The attacks in Jaranwala come after the passage of new blasphemy laws in Pakistan.
Current Pakistani blasphemy laws mandate life in prison for defiling or insulting the Quran while the punishment for defiling the name of Muhammad or other Muslim prophets is death.
The Criminal Laws (Amendment) Act of 2023, passed by both houses of the Pakistani Parliament but not yet signed into law, would further increase the punishment for insulting any wife, family member or companion of Muhammad to life in prison.
Kiri Kankhwende, a representative for CSW, told CNA that most likely “these attacks don’t have a link to the passage of the new blasphemy law amendments, which still hasn’t received presidential approval” and is not yet in force.
Nonetheless, Kankhwende said that “we have seen this pattern before” and that “this may be a case of blasphemy laws being used to settle personal scores.”
After the passage of the new blasphemy laws, Mervyn Thomas, CSW president, warned that there is “overwhelming evidence of how the existing blasphemy legislation has resulted in extra-judicial killings and countless incidents of mob violence based on false accusations.”
“Making the blasphemy laws more stringent could inflame the situation further and is the opposite of what is needed,” Thomas said in his statement.
Amid the attacks in Jaranwala, police have filed reports against two Christian residents, for allegedly breaking Pakistan’s blasphemy laws, according to CSW.
CSW also said that “local residents expressed their belief” that “if police had acted in time, the situation would not have escalated.”

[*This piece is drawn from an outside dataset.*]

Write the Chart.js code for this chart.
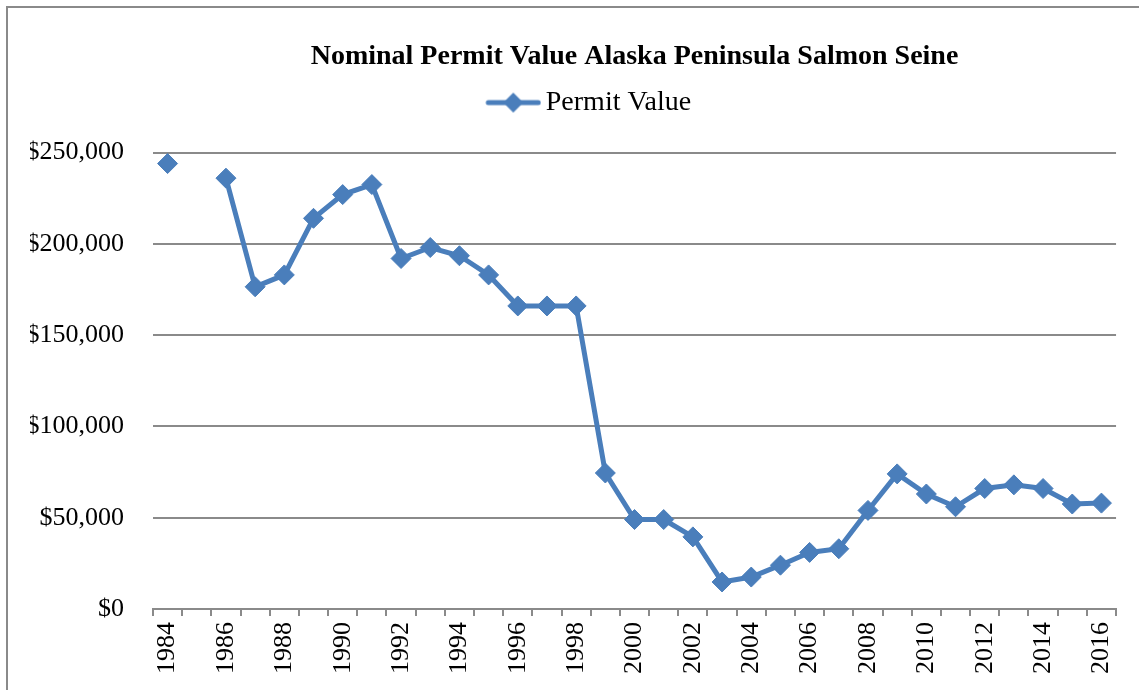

“The government has since called for additional police contingents from other cities and summoned the Rangers, federal law enforcement, to subdue the mob,” CSW said. “Exit and entry points to the city have been sealed while Christian institutions and churches in adjoining cities have been closed in an attempt to avoid further attacks.”
Pakistan’s several anti-blasphemy laws have garnered international condemnation and have been accused of increasing the persecution and targeting of Christians and other minority communities, including Shia Muslims.
“While half the victims are Muslim, the blasphemy laws disproportionately victimize religious minorities, and repeated studies have shown that they are used as a means of intimidation or score-settling in private disputes,” Paul Marshall, head of the South and Southeast Asian Action Team at the Religious Freedom Institute, told CNA following the new blasphemy laws’ passage.
“The proposed increase in such laws will increase the climate of religious fear that already grips minorities,” Marshall explained.
The latest anti-blasphemy law to have been passed by the Pakistani Parliament would apply to any person who directly or indirectly “defiles the sacred name” of any wife, family member or companion of Muhammad through written word, spoken word, visible representation, imputation, innuendo or insinuation.